The ancient Buddhist tradition of homeleaving – monastic ordination – may be a path for you to fulfill your heart’s longing. However, the decision to leave home may or may not be possible for you at this point, and following this path requires careful discernment with a teacher.

If you are curious about this path, feel free to discuss it with Domyo. Anyone receiving monastic ordination will have established a formal teacher-student relationship with her for at least a few years, and will need to be mostly free from worldly obligations including young children, the need to care for other dependents, and debt.

For the five years of training after ordination, a monastic is expected to live under the direct guidance of the teacher. They will be expected to spend extended periods (generally 3 months or more at a time) training in different Zen monasteries, and between time spent in monasteries will serve the Bright Way Zen Sangha more or less full time. A monastic will also be expected to fulfill the training standards of the Soto Zen Buddhist Association (click here to review those standards).

Ideally, a monastic will be inclined to serve Sangha when their junior training (5-7 years) is completed, and will undergo priest ordination at that time. However, this is not required and a monastic may or may not be motivated by the desire to serve as a priest.

How Our Vows Compare with Other Lineages

Outside of Japan, most Soto Zen temples and centers do not operate under any kind of central authority. Therefore, different lineages and temples have evolved their own ways of offering and holding vows. The following is meant to help you understand how Bright Way Zen’s traditions fit in with those of other Soto Zen lineages and temples.

In most Soto Zen lineages in the West, the ceremony of Jukai (receiving the precepts) falls somewhere between our Jukai and our Zaike Tokudo in terms of formality and commitment. Typically, you would practice with a Sangha and teacher for several years before sewing a rakusu and then receiving Jukai and a Dharma name. The step means you have formally become a Buddhist and part of the lineage and may or may not involve the degree of preparation and commitment we tie to Zaike Tokudo.

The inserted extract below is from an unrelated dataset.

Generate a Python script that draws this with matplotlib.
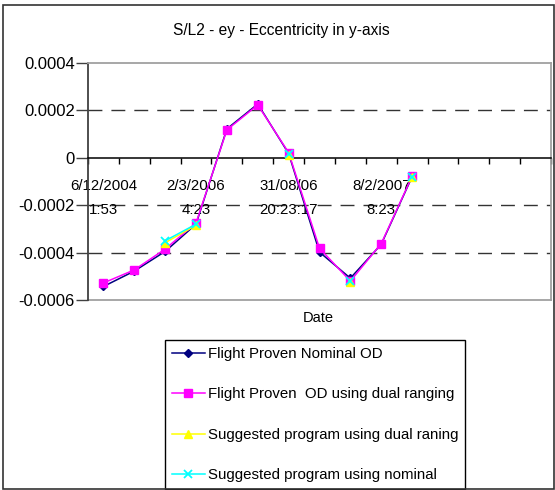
import matplotlib
matplotlib.use("Agg")
import matplotlib.pyplot as plt
import numpy as np
from matplotlib.patches import Rectangle

plt.rcParams['font.family'] = ['Liberation Sans', 'DejaVu Sans']

nan = np.nan

# eccentricity ey per orbit determination run
nominal_od = [-5.43e-4, -4.78e-4, -3.95e-4, -2.80e-4, 1.22e-4, 2.27e-4,
              1.8e-5, -3.98e-4, -5.08e-4, -3.65e-4, -8.0e-5]
dual_od = [-5.28e-4, -4.73e-4, -3.85e-4, -2.75e-4, 1.18e-4, 2.23e-4,
           2.2e-5, -3.82e-4, -5.20e-4, -3.62e-4, -7.8e-5]
suggested_dual = [nan, nan, -3.58e-4, -2.85e-4, nan, nan,
                  1.2e-5, nan, -5.25e-4, nan, -8.2e-5]
suggested_nominal = [nan, nan, -3.50e-4, -2.80e-4, nan, nan,
                     1.5e-5, nan, -5.20e-4, nan, -8.0e-5]

date_positions = [0, 3, 6, 9]
date_labels = ["6/12/2004\n1:53", "2/3/2006\n4:23",
               "31/08/06\n20:23:17", "8/2/2007\n8:23"]

y_ticks = [0.0004, 0.0002, 0, -0.0002, -0.0004, -0.0006]
y_labels = ["0.0004", "0.0002", "0", "-0.0002", "-0.0004", "-0.0006"]

n_slots = 15
W, H = 555, 490

fig = plt.figure(figsize=(W / 100, H / 100), dpi=100)
ax = fig.add_axes([88 / W, 1 - 300 / H, 463 / W, 237 / H])

x = np.arange(len(nominal_od))
dash = (0, (10, 6.5))

for yv in [0.0002, -0.0002, -0.0004]:
    ax.axhline(yv, color='#333333', lw=1, ls=dash, zorder=1)

ax.plot(x, nominal_od, color='#000080', marker='D', ms=4.5, lw=1.1,
        label="Flight Proven Nominal OD", zorder=3)
ax.plot(x, dual_od, color='#ff00ff', marker='s', ms=6, lw=1.1,
        label="Flight Proven  OD using dual ranging", zorder=4)
ax.plot(x, suggested_dual, color='#ffff00', marker='^', ms=6, lw=1.1,
        label="Suggested program using dual raning", zorder=5)
ax.plot(x, suggested_nominal, color='#00ffff', marker='x', ms=6, lw=1.1,
        mew=1.3, label="Suggested program using nominal", zorder=6)

ax.set_xlim(-0.5, n_slots - 0.5)
ax.set_ylim(-0.0006, 0.0004)

# category axis crossing at zero
ax.spines['bottom'].set_position(('data', 0))
ax.spines['bottom'].set_color('black')
ax.spines['bottom'].set_linewidth(1.1)
ax.spines['left'].set_color('#404040')
ax.spines['left'].set_linewidth(1.3)
for side in ['top', 'right']:
    ax.spines[side].set_color('#a0a0a0')
    ax.spines[side].set_linewidth(1.3)
ax.axhline(-0.0006, color='#a0a0a0', lw=1.3, clip_on=False, zorder=0)

ax.set_xticks(np.arange(n_slots + 1) - 0.5)
ax.set_xticklabels([])
ax.tick_params(axis='x', which='major', direction='out', length=4,
               width=1, color='black')
ax.set_xticks(date_positions, minor=True)
ax.set_xticklabels(date_labels, minor=True, fontsize=10.8, linespacing=1.9)
ax.tick_params(axis='x', which='minor', length=0, pad=15)

ax.set_yticks(y_ticks)
ax.set_yticklabels(y_labels, fontsize=12)
ax.tick_params(axis='y', direction='out', length=8.5, width=1,
               color='#404040', pad=1)

fig.text(318 / W, 1 - 318 / H, "Date", ha='center', va='center',
         fontsize=10.5)
fig.text(281 / W, 1 - 30 / H, "S/L2 - ey - Eccentricity in y-axis",
         ha='center', va='center', fontsize=11.2)

leg = fig.legend(loc='upper left', bbox_to_anchor=(165 / W, 1 - 340 / H),
                 fontsize=10.8, frameon=True, fancybox=False,
                 edgecolor='black', framealpha=1, handlelength=2.2,
                 handletextpad=0.2, labelspacing=1.77, borderpad=0.45,
                 borderaxespad=0)
leg.get_frame().set_linewidth(1)

# outer chart frame
frame = Rectangle((3 / W, 1 / H), 551 / W, 484 / H, transform=fig.transFigure,
                  fill=False, edgecolor='#333333', lw=1.2, zorder=10)
fig.patches.append(frame)

fig.savefig("out.png", dpi=100)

In other Dharma Cloud lineage temples/centers (including Dharma Rain Zen Center, through which we trace our lineage), Jukai is offered as we do it at Bright Way. There is then a step called Lay Discipleship, where one asks a transmitted lay or ordained person to become your formal teacher, and this is the step associated with a rakusu and Dharma name. (Formalized Lay Discipleship-type practice is generally not found in Soto Zen outside of the Dharma Cloud lineage.) The expectations around Lay Discipleship differ by teacher and may or may not look as committed and involved as our Zaike Tokudo.

At Bright Way, Zaike Tokudo does not entail a formal teacher-student relationship with Domyo or another teacher, although you will need to follow the teacher’s guidance with respect to preparing for lay ordination, and the teacher will perform the ceremony and give you a Dharma name. You are welcome to form an ongoing relationship with a teacher and make it central to your practice, but this is not required. Domyo is available for consultation to all active Bright Way Zen members.

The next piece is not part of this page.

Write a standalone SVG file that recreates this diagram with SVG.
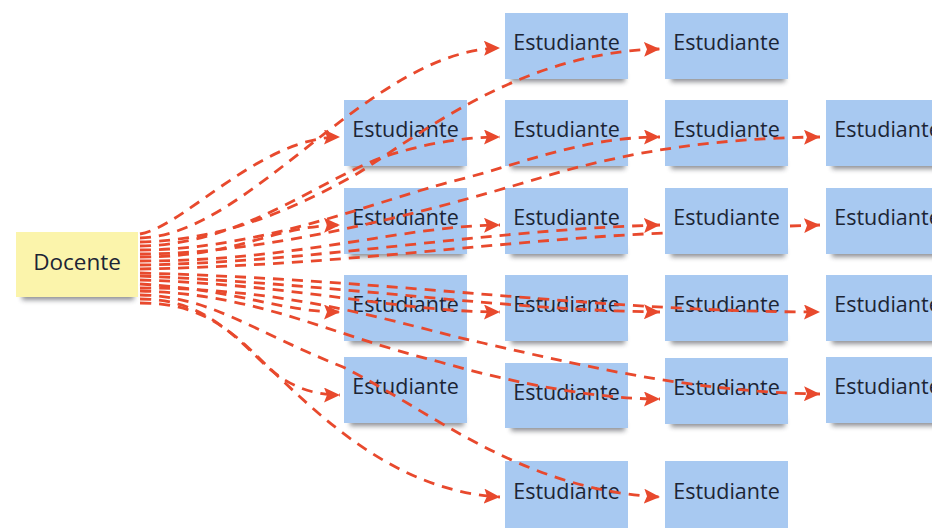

While all Soto Zen lineages include Shukke Tokudo, what that means various a great deal. In many lineages, (non-lay) ordination looks much like what we’re calling Priest Ordination, and does not require extensive residential monastic training or an extended period of home leaving. We are choosing to separate the Priest from the Monastic Ordination to acknowledge and preserve the valuable aspects of each: Priest ordination being motivated by a sincere love for the Dharma and a desire to serve Sangha, where the ordinee may not be able to leave home or do substantial residential training, and Monastic Ordination being motived by a passionate desire to leave everything else behind in order to do Dharma training full time for many years.